Florida is rolling out a mobile unit to administer monoclonal antibody treatments to coronavirus patients, Gov. Ron DeSantis announced.
Officials are expanding the availability of the treatments, which have emergency use authorization from the Food and Drug Administration, as a record number of new coronavirus infections is straining Florida's health care system.
"There's clear benefits to this early treatment for keeping people out of the hospital and reducing mortality," DeSantis said during a Thursday news conference.
Monoclonal antibodies — which hold the coronavirus in check by mimicking the body's natural immune defenses — can be used to treat people with mild to moderate COVID-19 who are 12 years of age or older.
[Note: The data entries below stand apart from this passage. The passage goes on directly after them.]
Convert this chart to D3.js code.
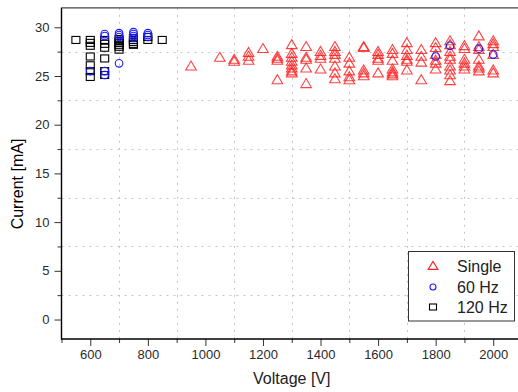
<!DOCTYPE html>
<html>
<head>
<meta charset="utf-8">
<script src="https://cdn.jsdelivr.net/npm/d3@7"></script>
<style>
  html, body { margin: 0; padding: 0; background: #fff; }
  svg { display: block; font-family: "Liberation Sans", Arial, sans-serif; }
</style>
</head>
<body>
<svg id="chart" width="518" height="392"></svg>
<script>
// ---------------- data ----------------
const seriesNames = ["Single", "60 Hz", "120 Hz"];

const singleVoltages = [950, 1050, 1100, 1150, 1200, 1250, 1300, 1350, 1400, 1450, 1500,
  1550, 1600, 1650, 1700, 1750, 1800, 1850, 1900, 1950, 2000];
const singleCurrents = [
  [26.0],
  [26.9],
  [26.7, 26.5],
  [27.4, 27.0, 26.6],
  [27.8],
  [27.0, 26.8, 26.6, 24.6],
  [28.2, 27.3, 26.9, 26.5, 26.1, 25.8, 25.5, 25.3],
  [28.0, 26.9, 26.7, 25.8, 24.2],
  [27.5, 27.1, 26.8, 25.7],
  [28.0, 27.5, 27.2, 26.8, 26.0, 25.3, 24.7],
  [26.9, 26.3, 25.5, 24.9, 24.6],
  [28.0, 27.9, 25.6, 25.3, 25.0],
  [27.5, 27.2, 26.8, 26.6, 25.3],
  [27.7, 27.3, 26.6, 25.7, 25.4, 25.2, 25.0],
  [28.4, 27.7, 27.1, 26.7, 26.5, 25.6],
  [27.7, 27.0, 26.4, 24.6],
  [28.4, 27.9, 27.2, 26.6, 26.3, 25.7],
  [28.6, 28.2, 27.5, 27.0, 26.7, 26.0, 25.6, 25.1, 24.5],
  [28.1, 27.8, 26.7, 26.3, 26.0, 25.7],
  [29.1, 28.0, 27.7, 26.7, 26.0, 25.8, 25.5],
  [28.6, 28.3, 28.0, 27.2, 25.6, 25.3]
];

const hz60Voltages = [600, 650, 700, 750, 800, 1800, 1850, 1950, 2000];
const hz60Currents = [
  [25.5],
  [29.3, 29.1, 25.5, 25.1],
  [29.4, 29.2, 29.0, 26.3],
  [29.5, 29.3, 29.1, 28.9],
  [29.4, 29.2, 29.0],
  [27.0],
  [28.1],
  [27.8],
  [27.2]
];

const hz120Voltages = [550, 600, 650, 700, 750, 800, 850];
const hz120Currents = [
  [28.7],
  [28.7, 28.4, 28.1, 27.0, 26.1, 25.5, 24.9],
  [28.7, 28.3, 27.9, 26.8, 25.5, 25.1],
  [28.8, 28.6, 28.4, 28.2, 28.0, 27.7],
  [28.9, 28.7, 28.5, 28.3, 28.2],
  [29.0, 28.7],
  [28.7]
];

const xMajorTicks = [600, 800, 1000, 1200, 1400, 1600, 1800, 2000];
const xMinorTicks = [500, 700, 900, 1100, 1300, 1500, 1700, 1900, 2100];
const yMajorTicks = [0, 5, 10, 15, 20, 25, 30];
const yMinorTicks = [2.5, 7.5, 12.5, 17.5, 22.5, 27.5];

const xTitle = "Voltage [V]";
const yTitle = "Current [mA]";

// ---------------- helpers ----------------
function flatten(vs, cs) {
  const out = [];
  vs.forEach((v, i) => cs[i].forEach(c => out.push({ v: v, c: c })));
  return out;
}
const singlePts = flatten(singleVoltages, singleCurrents);
const hz60Pts = flatten(hz60Voltages, hz60Currents);
const hz120Pts = flatten(hz120Voltages, hz120Currents);

// ---------------- layout ----------------
const svg = d3.select("#chart");
const pLeft = 61.5, pRight = 522, pTop = 7.8, pBottom = 339;

const x = d3.scaleLinear().domain([500, 2100]).range([pLeft, pRight]);
const y = d3.scaleLinear().domain([-2, 32]).range([pBottom, pTop]);

// grid (at minor positions, dotted)
const grid = svg.append("g");
grid.selectAll("line.gx").data(xMinorTicks.filter(d => d > 500 && d < 2100)).enter().append("line")
  .attr("x1", d => Math.round(x(d)) + 0.5).attr("x2", d => Math.round(x(d)) + 0.5)
  .attr("y1", pTop).attr("y2", pBottom)
  .attr("stroke", "#c4c4c4").attr("stroke-width", 1).attr("stroke-dasharray", "2,5");
grid.selectAll("line.gy").data(yMinorTicks).enter().append("line")
  .attr("y1", d => Math.round(y(d)) + 0.5).attr("y2", d => Math.round(y(d)) + 0.5)
  .attr("x1", pLeft).attr("x2", pRight)
  .attr("stroke", "#c4c4c4").attr("stroke-width", 1).attr("stroke-dasharray", "2,5");

// top frame
svg.append("line").attr("x1", pLeft).attr("x2", pRight).attr("y1", pTop).attr("y2", pTop)
  .attr("stroke", "#444").attr("stroke-width", 1.2);

// axes
const xAxis = d3.axisBottom(x).tickValues(xMajorTicks).tickSize(7).tickPadding(4).tickFormat(d3.format("d"));
const xAxisMinor = d3.axisBottom(x).tickValues(xMinorTicks).tickSize(4).tickFormat("");
const yAxis = d3.axisLeft(y).tickValues(yMajorTicks).tickSize(7).tickPadding(5).tickFormat(d3.format("d"));
const yAxisMinor = d3.axisLeft(y).tickValues(yMinorTicks).tickSize(4).tickFormat("");

function styleAxis(g) {
  g.select(".domain").remove();
  g.selectAll(".tick line").attr("stroke", "#333").attr("stroke-width", 1);
  g.selectAll(".tick text").attr("fill", "#2a2a2a").style("font-size", "13px")
    .style("font-family", "'Liberation Sans', Arial, sans-serif");
}

svg.append("g").attr("transform", `translate(0,${pBottom})`).call(xAxisMinor).call(styleAxis);
svg.append("g").attr("transform", `translate(0,${pBottom})`).call(xAxis).call(styleAxis);
svg.append("g").attr("transform", `translate(${pLeft},0)`).call(yAxisMinor).call(styleAxis);
svg.append("g").attr("transform", `translate(${pLeft},0)`).call(yAxis).call(styleAxis);

// axis lines
svg.append("line").attr("x1", pLeft).attr("x2", pLeft).attr("y1", pTop).attr("y2", pBottom + 0.7)
  .attr("stroke", "#000").attr("stroke-width", 1.4);
svg.append("line").attr("x1", pLeft).attr("x2", pRight).attr("y1", pBottom).attr("y2", pBottom)
  .attr("stroke", "#000").attr("stroke-width", 1.4);

// titles
svg.append("text").attr("x", (pLeft + pRight) / 2).attr("y", 384)
  .attr("text-anchor", "middle").attr("fill", "#222").style("font-size", "16px").text(xTitle);
svg.append("text").attr("transform", "translate(23,184) rotate(-90)")
  .attr("text-anchor", "middle").attr("fill", "#000").style("font-size", "16px").text(yTitle);

// markers
const triPath = "M0,-5.2L5.3,3.8L-5.3,3.8Z";
const plot = svg.append("g");

plot.selectAll("path.single").data(singlePts).enter().append("path")
  .attr("d", triPath)
  .attr("transform", d => `translate(${x(d.v)},${y(d.c)})`)
  .attr("fill", "none").attr("stroke", "#ff2020").attr("stroke-width", 1.1).attr("stroke-opacity", 0.85);

plot.selectAll("rect.hz120").data(hz120Pts).enter().append("rect")
  .attr("x", d => x(d.v) - 4).attr("y", d => y(d.c) - 3.5)
  .attr("width", 8).attr("height", 7)
  .attr("fill", "none").attr("stroke", "#000").attr("stroke-width", 1.1);

plot.selectAll("circle.hz60").data(hz60Pts).enter().append("circle")
  .attr("cx", d => x(d.v)).attr("cy", d => y(d.c)).attr("r", 3.8)
  .attr("fill", "none").attr("stroke", "#1a1aff").attr("stroke-width", 1.1);

// legend
const lg = svg.append("g");
lg.append("rect").attr("x", 408.5).attr("y", 251.5).attr("width", 106).attr("height", 69.5)
  .attr("fill", "#fff").attr("stroke", "#333").attr("stroke-width", 1);
const lgY = [266, 287, 307];
lg.append("path").attr("d", "M0,-4.6L4.9,3.4L-4.9,3.4Z").attr("transform", `translate(433,${lgY[0]})`)
  .attr("fill", "none").attr("stroke", "#ff2020").attr("stroke-width", 1.1);
lg.append("circle").attr("cx", 433).attr("cy", lgY[1]).attr("r", 3)
  .attr("fill", "none").attr("stroke", "#1a1aff").attr("stroke-width", 1.1);
lg.append("rect").attr("x", 429.5).attr("y", lgY[2] - 3).attr("width", 7).attr("height", 6)
  .attr("fill", "none").attr("stroke", "#000").attr("stroke-width", 1.1);
seriesNames.forEach((n, i) => {
  lg.append("text").attr("x", 457).attr("y", lgY[i] + 6).attr("fill", "#222")
    .style("font-size", "16px").text(n);
});
</script>
</body>
</html>
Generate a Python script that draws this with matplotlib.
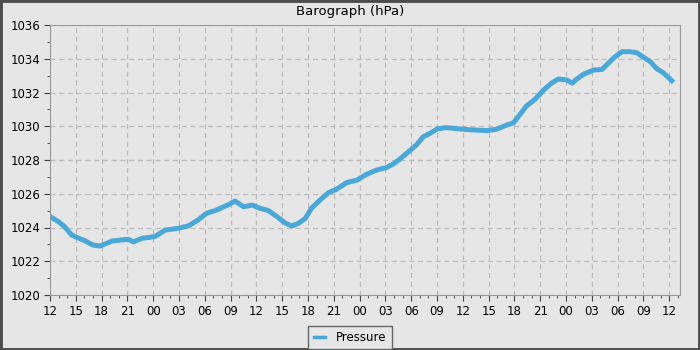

But the treatment doesn't work for those who've already developed more severe symptoms or are hospitalized.
Both vaccinated and unvaccinated people who are infected can receive the treatments, officials said.
Former President Donald Trump received Regeneron's monoclonal antibody treatment when he contracted coronavirus last fall.
But some states have struggled to make the treatment widely available since it is administered by an intravenous infusion that can take up to an hour and requires medical staff that may already be overworked.
While announcing the new rollout, DeSantis noted that monoclonal antibody treatments may not be as well-known in the battle against COVID-19 because they received emergency authorization around the same time that the Pfizer and Moderna vaccines also did.
Florida is looking to offer monoclonal antibody treatments at other locations throughout the state, and it will send "strike teams" into long-term care facilities to offer the treatment to older residents and others where they live.
The state has become a hot spot for new COVID-19 cases in recent weeks as the highly contagious delta variant has caused transmission rates to explode.
Still, DeSantis has resisted forcing students, many of whom are under age 12 and ineligible for the vaccine, to wear masks during the upcoming school year. He has threatened to withhold funding from any school districts that don't let parents choose whether their children wear masks, though several counties have ignored the threat and kept their mask mandates or imposed new requirements.